Paylaş
Ödül; kısa vadede işe yarasa da uzun vadede motivasyonu dış kaynağa bağladığı için zararlıdır.
Daha da tehlikelisi ödül, yapay sevgi aracıdır.
Nereden biliyoruz?
ÖDÜL KOŞUL SUNAR
Gerçek sevgide koşul olmaz. Ama ödül, her zaman bir koşul sunar.
Bir baba geçen gün bana şunu anlattı. Çocuğunun telefonu kırılmış ve çocuk babasına “Baba bana telefon alır mısın?” diye sormuş.
Baba da “Takdir alırsan, alırım.” demiş.
Çocuk da “Baba, ben senin için önemliysem, al. Değilsem alma. Bana takdir şartıyla gelme.” demiş.
Çocuk, babasının sunduğu yapay sevgiyi anlamış.
Çocuğa ödül vermek zararlı. Peki, kişi kendisini ödüllendirmeli mi?
ARAŞTIRMA
Toronto Üniversitesi’nden Herman ve Polivy, bir araştırmada iki grup insanı bir odaya alıyor. Birinci grup, diyet yapan; ikinci grup diyet yapmayan kişilerden oluşuyor.
Her iki gruba da ilk önce ‘milkshake’ veriyor. Denekler ‘milkshake’ içtikten sonra, bir de dondurma veriyor.
Merak ettiği soru da şu: ‘milkshake’ içtikten sonra, acaba hangi grup daha fazla dondurma yiyecek?
Tahmin edilenin aksine, diyet yapan grup çok daha fazla dondurma yiyor. Acaba neden? Diyet yapan grubun daha az yemesi gerekmez mi? Çünkü sonuçta onlar diyetteler.
BATTI BALIK YAN GİDER
Diyet yapan grup, ‘milkshake’ içtikten sonra diyeti bozmuş oluyor.
Diyeti bozunca da, uzun süre tatlıdan uzak kaldığı için durumu en iyi şekilde değerlendirmek istiyor ve daha çok yiyor.
Yani diyet bir kez bozulunca, gerisi geliyor. “Battı balık yan gider” sendromu.

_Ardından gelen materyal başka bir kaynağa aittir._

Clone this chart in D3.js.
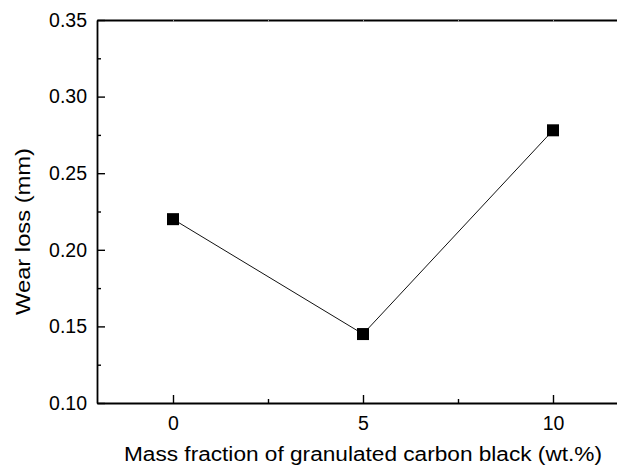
<!DOCTYPE html>
<html>
<head>
<meta charset="utf-8">
<script src="https://cdn.jsdelivr.net/npm/d3@7"></script>
<style>
  body { margin: 0; background: #fff; }
  svg { display: block; font-family: Arial, "Liberation Sans", sans-serif; }
</style>
</head>
<body>
<div id="chart"></div>
<script>
// data
const massFraction = [0, 5, 10];
const wearLoss = [0.22, 0.145, 0.278];
const xMajorTicks = [0, 5, 10];
const xMinorTicks = [2.5, 7.5];
const yMajorTicks = [0.1, 0.15, 0.2, 0.25, 0.3, 0.35];
const yMinorTicks = [0.125, 0.175, 0.225, 0.275, 0.325];

const WIDTH = 617;
const HEIGHT = 466;
const MARGIN = { left: 97, top: 20, bottom: 403 };
const FONT = "Arial, 'Liberation Sans', sans-serif";

const xScale = d3.scaleLinear().domain([-2, 12]).range([MARGIN.left, MARGIN.left + 14 * 38]);
const yScale = d3.scaleLinear().domain([0.1, 0.35]).range([MARGIN.bottom, MARGIN.top]);

const svg = d3.select("#chart")
  .append("svg")
  .attr("width", WIDTH)
  .attr("height", HEIGHT)
  .attr("viewBox", [0, 0, WIDTH, HEIGHT]);

const styleAxis = g => {
  g.attr("font-family", FONT).attr("font-size", 19.5);
  g.select(".domain").attr("stroke", "#000").attr("stroke-width", 1.8);
  g.selectAll(".tick line").attr("stroke", "#000").attr("stroke-width", 1.4);
  g.selectAll(".tick text").attr("fill", "#000");
};

// left axis
svg.append("g")
  .attr("transform", `translate(${MARGIN.left},0)`)
  .call(d3.axisLeft(yScale).tickValues(yMajorTicks).tickFormat(d3.format(".2f"))
    .tickSize(-8).tickPadding(10).tickSizeOuter(0))
  .call(styleAxis);
svg.append("g")
  .attr("transform", `translate(${MARGIN.left},0)`)
  .call(d3.axisLeft(yScale).tickValues(yMinorTicks).tickFormat("").tickSize(-4))
  .call(styleAxis)
  .call(g => g.select(".domain").remove());

// bottom axis
svg.append("g")
  .attr("transform", `translate(0,${MARGIN.bottom})`)
  .call(d3.axisBottom(xScale).tickValues(xMajorTicks).tickFormat(d3.format("d"))
    .tickSize(-8).tickPadding(13).tickSizeOuter(0))
  .call(styleAxis);
svg.append("g")
  .attr("transform", `translate(0,${MARGIN.bottom})`)
  .call(d3.axisBottom(xScale).tickValues(xMinorTicks).tickFormat("").tickSize(-4))
  .call(styleAxis)
  .call(g => g.select(".domain").remove());

// top axis, only faint tick stubs
svg.append("g")
  .attr("transform", `translate(0,${MARGIN.top})`)
  .call(d3.axisTop(xScale).tickValues(xMajorTicks.concat(xMinorTicks)).tickFormat("")
    .tickSize(-2).tickSizeOuter(0))
  .call(styleAxis)
  .call(g => g.selectAll(".tick line").attr("stroke", "#999").attr("stroke-width", 1));

// line
const line = d3.line()
  .x((d, i) => xScale(massFraction[i]))
  .y(d => yScale(d));

svg.append("path")
  .datum(wearLoss)
  .attr("fill", "none")
  .attr("stroke", "#111")
  .attr("stroke-width", 1)
  .attr("d", line);

// square markers
const S = 12;
svg.append("g")
  .selectAll("rect")
  .data(wearLoss)
  .join("rect")
  .attr("x", (d, i) => xScale(massFraction[i]) - S / 2)
  .attr("y", d => yScale(d) - S / 2)
  .attr("width", S)
  .attr("height", S)
  .attr("fill", "#000");

// axis titles
svg.append("text")
  .attr("x", xScale(5))
  .attr("y", 461)
  .attr("text-anchor", "middle")
  .attr("font-family", FONT)
  .attr("font-size", 20)
  .attr("textLength", 478)
  .attr("lengthAdjust", "spacingAndGlyphs")
  .text("Mass fraction of granulated carbon black (wt.%)");

svg.append("text")
  .attr("transform", `translate(30,${231.5}) rotate(-90)`)
  .attr("text-anchor", "middle")
  .attr("font-family", FONT)
  .attr("font-size", 20)
  .attr("textLength", 167)
  .attr("lengthAdjust", "spacingAndGlyphs")
  .text("Wear loss (mm)");
</script>
</body>
</html>
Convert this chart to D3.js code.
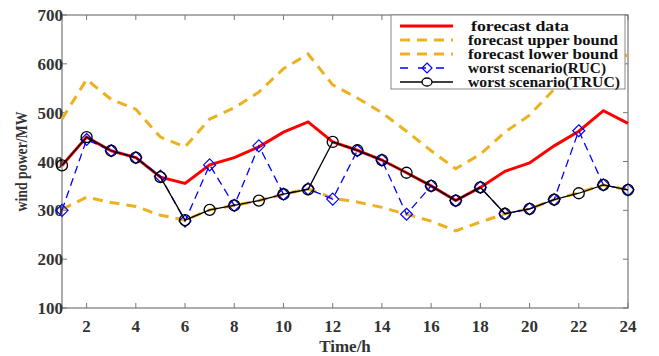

Ama diğer grup ‘milkshake’ ile tatlı ihtiyacını karşıladığı için daha fazla tatlı (dondurma) yeme ihtiyacı duymuyor.
Peki, diyetteyken, hem tatlıyı yemek hem de diyeti bozmadığını düşünmek mümkün mü?
KENDİNİ ÖDÜLLENDİRMEK
Kendinizi ödüllendirirseniz, mümkün. Diyet yapan kişi, zamanı önceden belirleyip, o anlarda kendini ödüllendirirse, diyetini bozmuş hissetmiyor.
Örneğin, “Pazar günleri ödül olarak kendime tatlı yeme hakkı verdim.” diyor ve o günkü tatlı, onda suçluluk ya da yarım bırakmışlık hissi oluşturmuyor. Diyetine devam ediyor.
Aslında bu, disiplin gerektiren her şey için gerekli. Kitap yazan kişi hafta sonları yazmayacağım dediği an, suçlu ya da tembel hissetmiyor ve hafta içi yazmaya devam ediyor.
SÜREKLİ İŞLER
Onun için süreklilik gerektiren işlerde iradenizi gereğinden fazla zorlamaktan ve yarım bırakmaktansa, arada kendinize ödül vermelisiniz.
Bu şekilde daha istikrarlı olacaksınız.
Ancak şu da unutulmamalı. İrade gerektiren işler (diyet gibi) bir süre sonra yaşam tarzına dönüşmedikçe hiçbir şekilde sürdürülebilir değildir.